Apache’s Canadian operations in the first half of this year produced 340 MMcf/d of gas and 16,557 boe/d of liquids. At year-end 2009 Apache had 531 million boe of proved reserves and 5.6 million gross acres in Canada.
“This transaction provides a sustainable growth platform for Apache’s onshore North America operations that complements our recent transaction with Devon Energy Corp. in the Gulf of Mexico and our pending merger with Mariner Energy, as well as strategic infrastructure and exploration potential in Egypt,” Farris said. “We appreciate the opportunity and the professional manner in which BP employees conducted themselves. Their cooperation was a key ingredient for this transaction to come together.”
The transactions drew a mostly positive reaction from financial analysts, but credit ratings agencies are concerned about the number of transactions the Houston-based producer is taking on.
Moody’s Investors Service placed Apache’s ratings under review for a downgrade.
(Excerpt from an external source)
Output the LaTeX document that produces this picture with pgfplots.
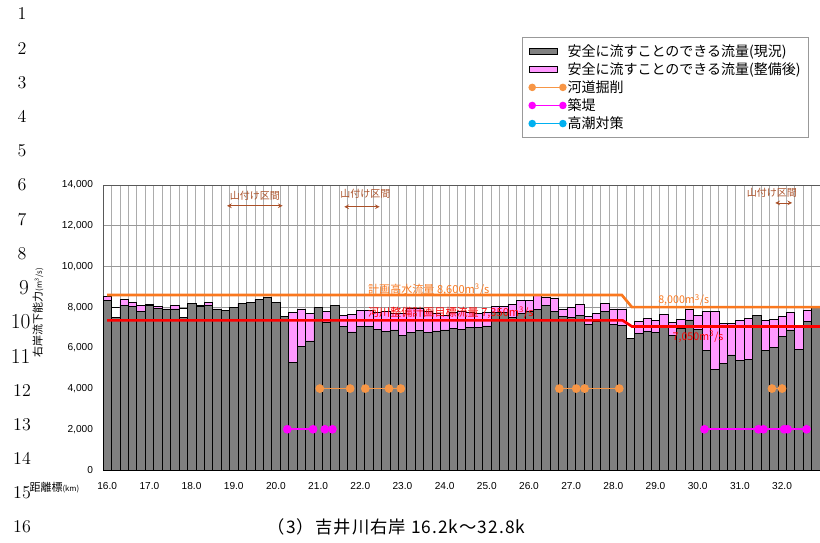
\documentclass[border=0pt]{standalone}
\usepackage{fontspec}
\usepackage{pgfplots}
\pgfplotsset{compat=1.18}
\usepackage{pgfplotstable}
\newfontfamily\arial{Liberation Sans}
\newfontfamily\cjk{Noto Sans CJK JP}
\newfontfamily\cjkwide[LetterSpace=6]{Noto Sans CJK JP}
\definecolor{barGray}{RGB}{128,128,128}
\definecolor{barPink}{RGB}{255,153,255}
\definecolor{planOrange}{RGB}{250,120,30}
\definecolor{planRed}{RGB}{255,0,0}
\definecolor{mkOrange}{RGB}{247,150,70}
\definecolor{mkMagenta}{RGB}{255,0,255}
\definecolor{mkCyan}{RGB}{0,176,240}
\definecolor{brownA}{RGB}{170,80,40}
\pgfplotsset{
  legbox/.style={legend image code/.code={\draw[##1] (0pt,-2.3pt) rectangle (21pt,2.3pt);}},
  legline/.style={legend image code/.code={\draw[##1] plot coordinates {(2pt,0pt) (25pt,0pt)};}},
}

\pgfplotstableread{
idx gray pink
0 8350 8510
1 7480 7480
2 8100 8380
3 8020 8220
4 7810 8090
5 8100 8150
6 7940 8050
7 7910 7910
8 7910 8100
9 7480 7480
10 8190 8190
11 8020 8100
12 8100 8220
13 7910 7910
14 7830 7830
15 7970 7970
16 8190 8190
17 8240 8240
18 8380 8380
19 8480 8480
20 8240 8240
21 7560 7560
22 5270 7740
23 6090 7910
24 6340 7700
25 7970 7970
26 7240 7780
27 8070 8070
28 7040 7580
29 6780 7630
30 7040 7830
31 7060 7830
32 6900 7770
33 6800 7780
34 6880 7680
35 6600 7700
36 6760 7930
37 6850 7930
38 6760 7780
39 6830 7700
40 6880 7610
41 6960 7750
42 6910 7780
43 6990 7750
44 7010 7700
45 7080 7750
46 7750 8050
47 7750 8050
48 7500 8150
49 7700 8320
50 7800 8320
51 7900 8600
52 8100 8500
53 7800 8450
54 7530 7900
55 7500 8000
56 7610 8150
57 7150 7560
58 7320 7680
59 7780 8170
60 7170 7920
61 7120 7920
62 6470 6470
63 6710 7290
64 6800 7430
65 6760 7350
66 7120 7660
67 6630 7260
68 6960 7380
69 7370 7910
70 6900 7610
71 5860 7800
72 4960 7800
73 5240 7220
74 5650 7200
75 5400 7350
76 5450 7450
77 7600 7600
78 5890 7350
79 6030 7400
80 6580 7550
81 6880 7750
82 5940 7120
83 7290 7860
84 7970 7970
}\bars

\begin{document}
\begin{tikzpicture}
\useasboundingbox (0,0) rectangle (615pt,406.5pt);
\begin{axis}[
  at={(77.25pt,54pt)}, anchor=south west,
  scale only axis, width=537.75pt, height=213.75pt,
  xmin=-0.5, xmax=84.5, ymin=0, ymax=14000,
  xtick={0,5,...,80},
  xticklabels={16.0,17.0,18.0,19.0,20.0,21.0,22.0,23.0,24.0,25.0,26.0,27.0,28.0,29.0,30.0,31.0,32.0},
  minor xtick={-0.5,0.5,...,84.5},
  ytick={0,2000,...,14000},
  scaled y ticks=false,
  /pgf/number format/1000 sep={,},
  /pgf/number format/assume math mode=true,
  ticklabel style={font=\arial\fontsize{7.6}{9}\selectfont},
  yticklabel style={xshift=-4pt},
  xticklabel style={yshift=-6pt},
  tick style={draw=none},
  xminorgrids=true, ymajorgrids=true,
  minor grid style={draw=gray!65, line width=0.5pt},
  major grid style={draw=gray!80, line width=0.6pt},
  axis line style={draw=gray!70!black, line width=0.6pt},
  legend style={at={(axis description cs:0.5844,1.5193)}, anchor=north west,
    draw=gray!80, line width=0.7pt, fill=white,
    font=\cjk\fontsize{10.5}{12}\selectfont,
    nodes={inner sep=1.2pt}, row sep=0.8pt, inner xsep=5pt, inner ysep=4pt},
  legend cell align=left,
]
\addplot[ybar, bar width=1, bar shift=0pt, fill=white, draw=black, line width=0.4pt, forget plot] coordinates {(1,8000) (9,7950)};
\addplot[ybar, bar width=1, bar shift=0pt, fill=barPink, draw=black, line width=0.4pt, forget plot] table[x=idx,y=pink]{\bars};
\addplot[ybar, bar width=1, bar shift=0pt, fill=barGray, draw=black, line width=0.4pt, forget plot] table[x=idx,y=gray]{\bars};

\addplot[planOrange, line width=2pt, forget plot] coordinates {(0,8600) (61,8600) (62.2,8000) (84.5,8000)};
\addplot[planRed, line width=2pt, forget plot] coordinates {(0,7350) (61.1,7350) (62.2,7050) (84.5,7050)};

% 河道掘削
\addplot[mkOrange, line width=1.3pt, mark=*, mark size=2.6pt, mark options={fill=mkOrange, draw=mkOrange}, forget plot] coordinates {(25.2,4000) (28.8,4000)};
\addplot[mkOrange, line width=1.3pt, mark=*, mark size=2.6pt, mark options={fill=mkOrange, draw=mkOrange}, forget plot] coordinates {(30.6,4000) (33.4,4000) (34.8,4000)};
\addplot[mkOrange, line width=1.3pt, mark=*, mark size=2.6pt, mark options={fill=mkOrange, draw=mkOrange}, forget plot] coordinates {(53.6,4000) (55.6,4000) (56.6,4000) (60.7,4000)};
\addplot[mkOrange, line width=1.3pt, mark=*, mark size=2.6pt, mark options={fill=mkOrange, draw=mkOrange}, forget plot] coordinates {(78.8,4000) (80.0,4000)};
% 築堤
\addplot[mkMagenta, line width=1.3pt, mark=*, mark size=2.6pt, mark options={fill=mkMagenta, draw=mkMagenta}, forget plot] coordinates {(21.35,2000) (24.4,2000)};
\addplot[mkMagenta, line width=1.3pt, mark=*, mark size=2.6pt, mark options={fill=mkMagenta, draw=mkMagenta}, forget plot] coordinates {(25.8,2000) (26.7,2000)};
\addplot[mkMagenta, line width=1.3pt, mark=*, mark size=2.6pt, mark options={fill=mkMagenta, draw=mkMagenta}, forget plot] coordinates {(70.8,2000) (77.2,2000)};
\addplot[mkMagenta, line width=1.3pt, mark=*, mark size=2.6pt, mark options={fill=mkMagenta, draw=mkMagenta}, forget plot] coordinates {(77.8,2000) (80.25,2000)};
\addplot[mkMagenta, line width=1.3pt, mark=*, mark size=2.6pt, mark options={fill=mkMagenta, draw=mkMagenta}, forget plot] coordinates {(80.65,2000) (82.9,2000)};

\addlegendimage{legbox, fill=barGray, draw=black, line width=0.5pt}
\addlegendentry{安全に流すことのできる流量(現況)}
\addlegendimage{legbox, fill=barPink, draw=black, line width=0.5pt}
\addlegendentry{安全に流すことのできる流量(整備後)}
\addlegendimage{legline, mkOrange, line width=1pt, mark=*, mark size=2.3pt, mark options={fill=mkOrange}}
\addlegendentry{河道掘削}
\addlegendimage{legline, mkMagenta, line width=1pt, mark=*, mark size=2.3pt, mark options={fill=mkMagenta}}
\addlegendentry{築堤}
\addlegendimage{legline, mkCyan, line width=1pt, mark=*, mark size=2.3pt, mark options={fill=mkCyan}}
\addlegendentry{高潮対策}

% annotations
\node[font=\cjk\fontsize{8.3}{9}\selectfont, text=planOrange, anchor=west, inner sep=0pt] at (axis cs:30.9,8840) {計画高水流量 8,600m\textsuperscript{3}/s};
\node[font=\cjk\fontsize{8.3}{9}\selectfont, text=planRed, anchor=west, inner sep=0pt] at (axis cs:30.9,7710) {河川整備計画目標流量 7,350m\textsuperscript{3}/s};
\node[font=\cjk\fontsize{8}{9}\selectfont, text=planOrange, anchor=west, inner sep=0pt] at (axis cs:65.3,8350) {8,000m\textsuperscript{3}/s};
\node[font=\cjk\fontsize{8}{9}\selectfont, text=planRed, anchor=west, inner sep=0pt] at (axis cs:67.0,6550) {7,050m\textsuperscript{3}/s};

\node[font=\cjk\fontsize{7.5}{8}\selectfont, text=brownA, inner sep=0pt] at (axis cs:17.5,13460) {山付け区間};
\draw[brownA, line width=0.6pt, <->, >=stealth] (axis cs:14.2,12980) -- (axis cs:20.8,12980);
\node[font=\cjk\fontsize{7.5}{8}\selectfont, text=brownA, inner sep=0pt] at (axis cs:30.6,13560) {山付け区間};
\draw[brownA, line width=0.6pt, <->, >=stealth] (axis cs:28.1,12930) -- (axis cs:32.3,12930);
\node[font=\cjk\fontsize{7.5}{8}\selectfont, text=brownA, inner sep=0pt] at (axis cs:78.8,13600) {山付け区間};
\draw[brownA, line width=0.6pt, <->, >=stealth] (axis cs:79.2,13120) -- (axis cs:81.2,13120);
\end{axis}

% y label
\node[rotate=90, inner sep=0pt] at (28.5pt,172pt) {\cjk\fontsize{8.25}{9}\selectfont 右岸流下能力{\fontsize{5.8}{6}\selectfont (m\textsuperscript{3}/s)}};
% x label
\node[anchor=west, inner sep=0pt] at (22pt,40.5pt) {\cjk\fontsize{8.25}{9}\selectfont 距離標{\fontsize{5.8}{6}\selectfont (km)}};
% title
\node[inner sep=0pt] at (297.5pt,11.25pt) {\cjkwide\fontsize{13}{15}\selectfont （3）吉井川右岸 16.2k～32.8k};

% line numbers
\begin{scope}[every node/.style={font=\fontsize{13.5}{15}\selectfont, inner sep=0pt}]
\node at (16.5pt,396pt) {1};
\node at (16.5pt,370.4pt) {2};
\node at (16.5pt,344.7pt) {3};
\node at (16.5pt,319.1pt) {4};
\node at (16.5pt,293.4pt) {5};
\node at (16.5pt,267.8pt) {6};
\node at (16.5pt,242.1pt) {7};
\node at (16.5pt,216.5pt) {8};
\node[font=\fontsize{16}{18}\selectfont] at (18pt,190.8pt) {9};
\node[font=\fontsize{16}{18}\selectfont] at (15.5pt,165.2pt) {10};
\node[font=\fontsize{16}{18}\selectfont] at (15.5pt,139.5pt) {11};
\node at (16.5pt,113.9pt) {12};
\node at (16.5pt,88.2pt) {13};
\node at (16.5pt,62.6pt) {14};
\node at (16.5pt,36.9pt) {15};
\node at (16.5pt,11.3pt) {16};
\end{scope}
\end{tikzpicture}
\end{document}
However, the Moody’s team said the purchase “adds important businesses that intensify three of Apache’s existing core operating areas,” and “Apache also generated strong operating and financial results in second quarter 2010. If Apache were to be downgraded, it would be no more than one notch.”
Fitch Ratings placed Apache’s ratings on Rating Watch Negative also because of the “significantly higher leverage levels” from the acquisitions and the earlier transactions this year.
Apache also faces a “significant investment decision” about whether to commercialize major natural gas prospects, including two in British Columbia: its 51% ownership stake in the proposed Kitimat liquefied natural gas (LNG) export facility, and the Horn River Shale, said Fitch analysts. In addition, Apache is a stakeholder in the Chevron Corp.-operated Wheatstone LNG project in Australia.
“To a lesser degree,” said Fitch, “regulatory uncertainties regarding the length and impact of the ongoing Gulf of Mexico (GOM) drilling moratorium could also negatively impact Apache’s cash flows, given Apache’s increased exposure to the Gulf and the relatively high margins associated with GOM production. While the recently revised drilling moratorium focuses on wells with blowout preventers rather than wells categorized by water depth, it has had a chilling effect on new activity.”
However, Standard & Poor’s (S&P) Equity Research reiterated its “strong buy” rating, and said Apache was building its portfolio “at attractive prices.” For Apache, the new acquisition deal “marks another well-timed purchase of developed (but underworked) assets from a major oil company, a strategy that has worked for it in the past,” said Morningstar’s Catharina Milostan. Financial analyst Joshua Caucutt, who writes for InvestorGuide.com, called the BP acquisitions “a golden opportunity for Apache…BP’s misfortune is only making Apache stronger.”
In related news, The Interior Department last week granted Apache a permit to drill a gas well in the shallow waters of the GOM. Apache said earlier this month that Interior had given it preliminary approval for the new well, which would be the first issued since the new offshore drilling safety regulations were put into effect following the April 20 offshore rig disaster.